Yesterday in the Missing Persons Case, Defence Secretary Kamran Rasool and National Crisis Management Cell director-general Brigadier Javed Iqbal Cheema both showed up before the three-member Supreme Court investigating the ‘mysterious’ disappearance of scores of Pakistani citizens. The Secretary for the Interior excused himself from appearing on grounds of ill-health and the Attorney General, playing true to form, remained missing as has now become routine.
The regime officials informed the court that 56 individuals on the HRCP list of 136 had been traced. Of them, 45 had been freed, three were under trial, five under custody, one detained under the Security of Pakistan Act, one was an army deserter and one had been convicted. However, according to Brigadier Cheema, 80 people were still ‘untraced’.
Not true said the Human Rights Commission of Pakistan (HRCP), as The Nation reported:
The HRCP lawyers Fakhruddin G Ibrahim and Asma Jahangir doubted the claims made by Brig Cheema about the 45 ‘free persons’ as according to HRCP’s information, these people were still missing.
The Nation then continued:
…Brig Cheema informed the court that rest of the people mentioned in the list could not be traced since the list provided by the HRCP “is very scanty and deficient of details, like parentage and addresses of the missing persons.”
Human Rights Activist, lawyers Asma Jahangir argued before the court that the addresses of those persons were intentionally not provided, since the families of those missing individuals had secretly contacted them (HRCP) and were afraid of being harassed by the “powerful intelligence agencies.”
…Defence Secretary Kamran Rasool, while defending the intelligence agencies told the court, “agencies denied that people have been picked up unlawfully.”
Justice Javed Iqbal asked the Defence Secretary about the procedure that intelligence agencies follow. “How are they (agencies) answerable to you and at what point they inform you about any individual being picked up. Where is that law according to which people have been picked up,” Justice Javed Iqbal questioned.
Defence Secretary informed the court that Defence Ministry is unaware of the operational activities of the intelligence agencies and was only controlling the administrative side of them.
…Advocate Ikram Chaudhry told the court that the persons who had been released were constantly threatened by the agencies, and that they could again be abducted if they tried to reveal any such information about their unconstitutional detention.
While denouncing Brig Cheema, Advocate Ikram Chaudhry said, “They are not as innocent and straight as they are portraying before you.
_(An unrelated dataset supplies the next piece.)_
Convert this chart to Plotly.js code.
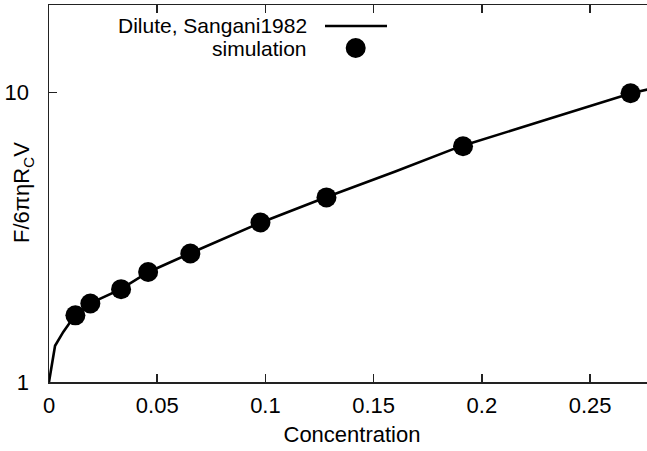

They have played hell with the citizens of Pakistan.”
The truth be told is that it is widely suspected that for the past few years the state has been managed by Musharraf by means of his ‘secret agencies’. And, the people that run these agencies are not accustomed to being answerable to anyone but the army chief.
Just take the latest example.
On Thursday Dato Param Cumaraswamy, head of the International Commission of Jurists’ (ICJ) mission to Pakistan, informed the press that on 9 March, after the Chief Justice’s release from his prolonged incarceration at the Army Camp and subsequent denial of access to his office at the Supreme Court, the ICJ has learnt:
“that when the Chief Justice reached his residence, 18 intelligence agents were reportedly inside the house, his housekeepers had been sent home and his phone and cable lines were disconnected. His cars were also fork lifted and taken away.”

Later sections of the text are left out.